Reputation: 363
I am trying to write a regular expression which would match any occurrence of ABC following XYZ anywhere in the string :
Ex. text - "Some ABC text followed by XYZ followed by multiple ABC, more ABC, more ABC"
i.e., the regex should match three ABC's coming after XYZ.
Any clues?
Upvotes: 2
Views: 2465
Reputation: 428
There is a nifty Counter object in collections which may be of help. A Counter object is a dictionary with the keys being the individual items, and the values the counts. Example:
Counter('hello there hello'.split()) # {'hello':2, 'there', 1}
Since we want to count words, we must split the phrase wherever we see whitespace. This is the default behavior of the split method. Here is an example script which uses Counter. The lower half could be adapted into a function if required.
from collections import Counter
def count_frequency(phrase):
""" Return a dictionary with {word: num_of_occurences} """
counts = Counter(phrase.split())
return counts
def replace_word(target_word, replacement, phrase):
""" Replaces *word* with *replacement* in string *phrase* """
phrase = phrase.split()
for count, word in enumerate(phrase):
if word == target_word:
phrase[count] = replacement
return ''.join(phrase)
phrase = "hello there hello hello"
word_counts = count_frequency(phrase)
new_phrase = ''
replacement = 'replaced'
for word in word_counts:
if word_counts[word] > 2:
phrase = phrase.replace(word, replacement)
print(phrase)
Upvotes: 0
Reputation: 359
You could take an iterative approach:
s = "Some ABC text followed by XYZ followed by multiple ABC, more ABC, more ABC"

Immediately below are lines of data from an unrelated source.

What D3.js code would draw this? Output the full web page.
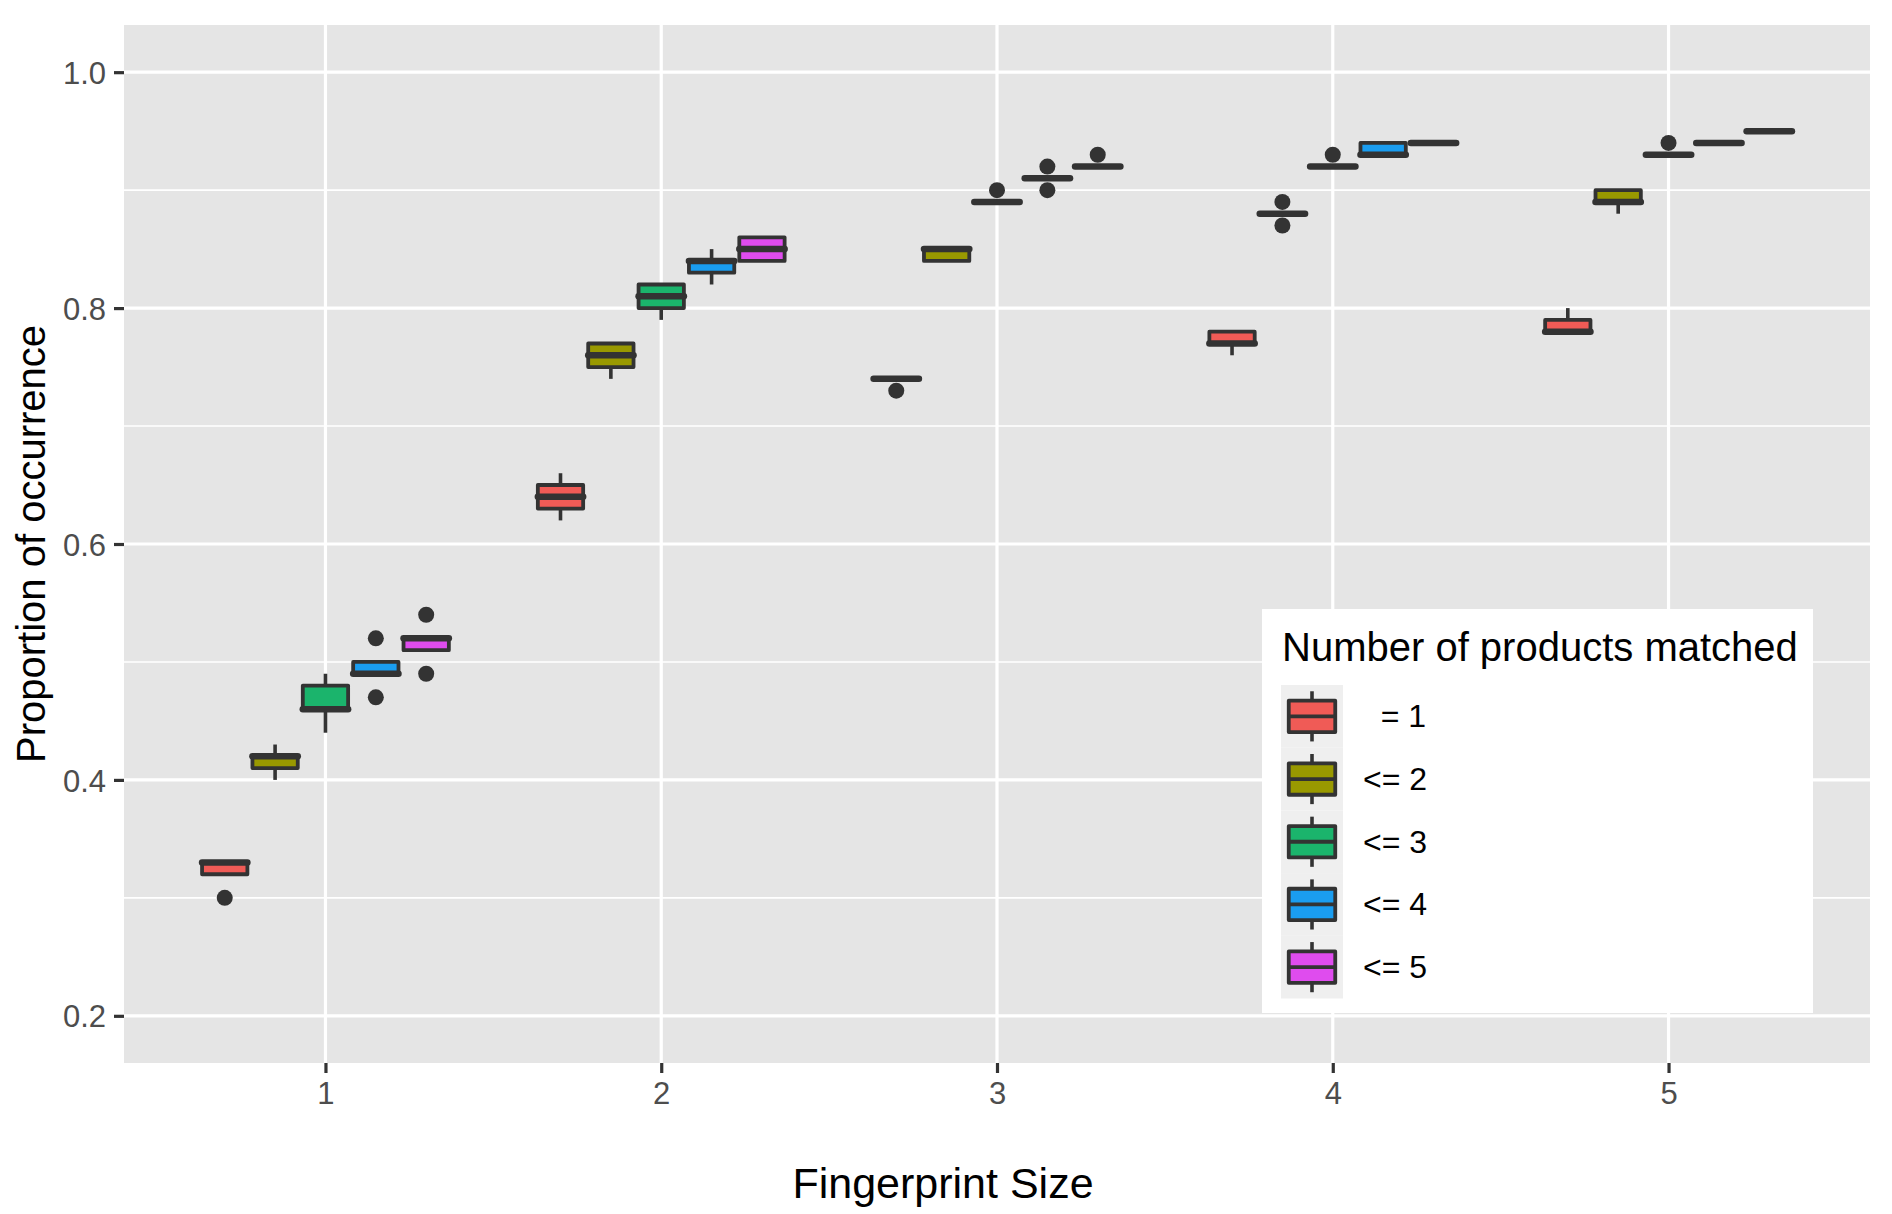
<!DOCTYPE html>
<html>
<head>
<meta charset="utf-8">
<script src="https://cdn.jsdelivr.net/npm/d3@7"></script>
<style>
  body { margin: 0; background: #fff; }
  svg { display: block; font-family: "Liberation Sans", Arial, Helvetica, sans-serif; }
</style>
</head>
<body>
<svg id="chart" width="1892" height="1214"></svg>
<script>
const sizes = [1, 2, 3, 4, 5]
const groups = ["  = 1", "<= 2", "<= 3", "<= 4", "<= 5"]
const groupColors = ["#F05B56", "#999900", "#1BB46C", "#1A9DF0", "#DF4CEE"]
const yTicks = [0.2, 0.4, 0.6, 0.8, 1.0]
const yMinor = [0.3, 0.5, 0.7, 0.9]

// rows = fingerprint size, columns = group
const whiskerLow = [
  [0.32, 0.40, 0.44, 0.49, 0.51],
  [0.62, 0.74, 0.79, 0.82, 0.84],
  [0.74, 0.84, 0.89, 0.91, 0.92],
  [0.76, 0.88, 0.92, 0.93, 0.94],
  [0.78, 0.88, 0.93, 0.94, 0.95]
]
const q1 = [
  [0.32, 0.41, 0.46, 0.49, 0.51],
  [0.63, 0.75, 0.80, 0.83, 0.84],
  [0.74, 0.84, 0.89, 0.91, 0.92],
  [0.77, 0.88, 0.92, 0.93, 0.94],
  [0.78, 0.89, 0.93, 0.94, 0.95]
]
const median = [
  [0.33, 0.42, 0.46, 0.49, 0.52],
  [0.64, 0.76, 0.81, 0.84, 0.85],
  [0.74, 0.85, 0.89, 0.91, 0.92],
  [0.77, 0.88, 0.92, 0.93, 0.94],
  [0.78, 0.89, 0.93, 0.94, 0.95]
]
const q3 = [
  [0.33, 0.42, 0.48, 0.50, 0.52],
  [0.65, 0.77, 0.82, 0.84, 0.86],
  [0.74, 0.85, 0.89, 0.91, 0.92],
  [0.78, 0.88, 0.92, 0.94, 0.94],
  [0.79, 0.90, 0.93, 0.94, 0.95]
]
const whiskerHigh = [
  [0.33, 0.43, 0.49, 0.50, 0.52],
  [0.66, 0.77, 0.82, 0.85, 0.86],
  [0.74, 0.85, 0.89, 0.91, 0.92],
  [0.78, 0.88, 0.92, 0.94, 0.94],
  [0.80, 0.90, 0.93, 0.94, 0.95]
]
const outliers = [
  [[0.30], [], [], [0.47, 0.52], [0.49, 0.54]],
  [[], [], [], [], []],
  [[0.73], [], [0.90], [0.90, 0.92], [0.93]],
  [[], [0.87, 0.89], [0.93], [], []],
  [[], [], [0.94], [], []]
]

const boxes = sizes.flatMap((s, i) => groups.map((g, j) => ({
  size: s, group: g, color: groupColors[j],
  lo: whiskerLow[i][j], q1: q1[i][j], med: median[i][j],
  q3: q3[i][j], hi: whiskerHigh[i][j], out: outliers[i][j]
})))

const svg = d3.select("#chart")
const panel = { left: 124, right: 1870, top: 25, bottom: 1063 }
const ink = "#333333"

const x = d3.scalePoint().domain(sizes).range([panel.left, panel.right]).padding(0.6)
const dodge = d3.scaleBand().domain(groups).range([-0.375 * x.step(), 0.375 * x.step()])
const y = d3.scaleLinear().domain([0.16, 1.04]).range([panel.bottom, panel.top])
const color = d3.scaleOrdinal().domain(groups).range(groupColors)

const boxW = dodge.bandwidth() * 0.9
const cx = d => x(d.size) + dodge(d.group) + dodge.bandwidth() / 2

// panel and grid
svg.append("rect")
  .attr("x", panel.left).attr("y", panel.top)
  .attr("width", panel.right - panel.left).attr("height", panel.bottom - panel.top)
  .attr("fill", "#E5E5E5")

svg.append("g").selectAll("line")
  .data(yMinor).enter().append("line")
  .attr("x1", panel.left).attr("x2", panel.right)
  .attr("y1", d => y(d)).attr("y2", d => y(d))
  .attr("stroke", "#fff").attr("stroke-width", 1.6)

svg.append("g").selectAll("line")
  .data(yTicks).enter().append("line")
  .attr("x1", panel.left).attr("x2", panel.right)
  .attr("y1", d => y(d)).attr("y2", d => y(d))
  .attr("stroke", "#fff").attr("stroke-width", 3.2)

svg.append("g").selectAll("line")
  .data(sizes).enter().append("line")
  .attr("x1", d => x(d)).attr("x2", d => x(d))
  .attr("y1", panel.top).attr("y2", panel.bottom)
  .attr("stroke", "#fff").attr("stroke-width", 3.2)

// axes
const xAxis = svg.append("g")
  .attr("transform", "translate(0," + panel.bottom + ")")
  .call(d3.axisBottom(x).tickSize(10).tickPadding(9))
const yAxis = svg.append("g")
  .attr("transform", "translate(" + panel.left + ",0)")
  .call(d3.axisLeft(y).tickValues(yTicks).tickFormat(d3.format(".1f")).tickSize(10).tickPadding(8))

svg.selectAll(".domain").remove()
svg.selectAll(".tick line").attr("stroke", ink).attr("stroke-width", 3.2)
svg.selectAll(".tick text")
  .attr("fill", "#4D4D4D")
  .style("font-size", "31px")
  .style("font-family", "'Liberation Sans', Arial, sans-serif")
yAxis.selectAll(".tick text").attr("dy", "0.36em")

// boxplots
const boxG = svg.append("g").selectAll("g")
  .data(boxes).enter().append("g")

boxG.selectAll("circle")
  .data(d => d.out.map(v => ({ v: v, d: d }))).enter().append("circle")
  .attr("cx", o => cx(o.d)).attr("cy", o => y(o.v)).attr("r", 8)
  .attr("fill", ink)

boxG.append("line")
  .attr("x1", cx).attr("x2", cx)
  .attr("y1", d => y(d.hi)).attr("y2", d => y(d.q3))
  .attr("stroke", ink).attr("stroke-width", 3.6)
boxG.append("line")
  .attr("x1", cx).attr("x2", cx)
  .attr("y1", d => y(d.q1)).attr("y2", d => y(d.lo))
  .attr("stroke", ink).attr("stroke-width", 3.6)

boxG.append("rect")
  .attr("x", d => cx(d) - boxW / 2).attr("width", boxW)
  .attr("y", d => y(d.q3)).attr("height", d => y(d.q1) - y(d.q3))
  .attr("fill", d => d.color)
  .attr("stroke", ink).attr("stroke-width", 3.8).attr("stroke-linejoin", "round")

boxG.append("line")
  .attr("x1", d => cx(d) - boxW / 2).attr("x2", d => cx(d) + boxW / 2)
  .attr("y1", d => y(d.med)).attr("y2", d => y(d.med))
  .attr("stroke", ink).attr("stroke-width", 6.5).attr("stroke-linecap", "round")

// axis titles
svg.append("text")
  .attr("x", 943).attr("y", 1198)
  .attr("text-anchor", "middle")
  .style("font-size", "43px")
  .text("Fingerprint Size")

svg.append("text")
  .attr("transform", "translate(45," + (panel.top + panel.bottom) / 2 + ") rotate(-90)")
  .attr("text-anchor", "middle")
  .style("font-size", "40px")
  .text("Proportion of occurrence")

// legend
const legend = svg.append("g").attr("transform", "translate(1262,609)")
const keyH = 62.7, keyW = 62, keyX = 19, keyY = 76

legend.append("rect")
  .attr("width", 551).attr("height", 404).attr("fill", "#fff")

legend.append("text")
  .attr("x", 20).attr("y", 52)
  .style("font-size", "40px")
  .text("Number of products matched")

const keys = legend.selectAll("g.key")
  .data(groups).enter().append("g")
  .attr("class", "key")
  .attr("transform", (d, i) => "translate(" + keyX + "," + (keyY + i * keyH) + ")")

keys.append("rect")
  .attr("width", keyW).attr("height", keyH).attr("fill", "#EFEFEF")
keys.append("line")
  .attr("x1", keyW / 2).attr("x2", keyW / 2)
  .attr("y1", keyH * 0.1).attr("y2", keyH * 0.9)
  .attr("stroke", ink).attr("stroke-width", 3.6)
keys.append("rect")
  .attr("x", keyW * 0.125).attr("width", keyW * 0.75)
  .attr("y", keyH * 0.25).attr("height", keyH * 0.5)
  .attr("fill", d => color(d))
  .attr("stroke", ink).attr("stroke-width", 3.8).attr("stroke-linejoin", "round")
keys.append("line")
  .attr("x1", keyW * 0.125).attr("x2", keyW * 0.875)
  .attr("y1", keyH / 2).attr("y2", keyH / 2)
  .attr("stroke", ink).attr("stroke-width", 3.8)
keys.append("text")
  .attr("x", keyW + 20).attr("y", keyH / 2 + 11)
  .attr("xml:space", "preserve")
  .style("white-space", "pre")
  .style("font-size", "32px")
  .text(d => d)
</script>
</body>
</html>
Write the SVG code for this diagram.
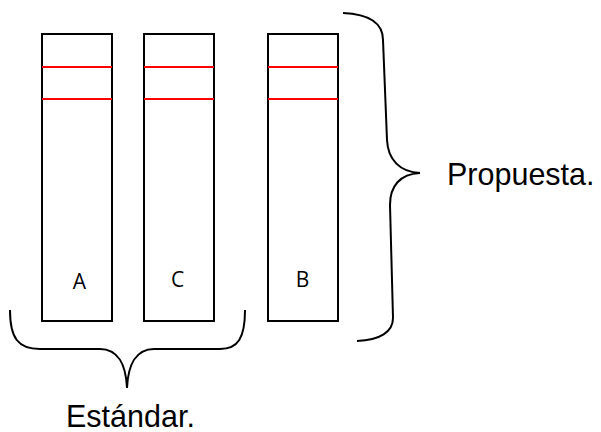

pattern = re.compile(r'(?<=XYZ)(.*?)ABC')
while pattern.search(s):
s = pattern.sub(r'\1REPLACED', s)
print s
Output:
Some ABC text followed by XYZ followed by multiple REPLACED, more REPLACED, more REPLACED
Upvotes: 1
Reputation: 11322
Something like this? r"(?<=XYZ)((?:ABC)+)"
. This will match only the occurrences of ABC
when they follow XYZ
, but will not include XYZ
itself.
EDIT
Looks like I misunderstood OP's original question. The easiest way to do this would be to first find the string XYZ
. Save the starting position of XYZ
. Use the starting position as extra argument to p.finditer(string, startpos)
. Please note that this will only work with compiled regular expressions, so you need to compile your pattern first.
The pattern you need is simply r"(ABC)"
.
Alternatively, you can use p.sub()
, which will also do the substitution, but for this to work on only a part of the string, you will need to create a substring first. p.sub()
does not have a startpos
parameter.
Upvotes: 1
Reputation: 1122302
Just match the literal XYZ
and group on the repeated ABC
:
r'XYZ((?:ABC)+)'
The (?:ABC)+
pattern matches a set of literal characters at least once, and the whole group is preceded by a literal XYZ.
This is quite basic regular expression 101, you should read a good tutorial on regular expression matching to get started.
Upvotes: 1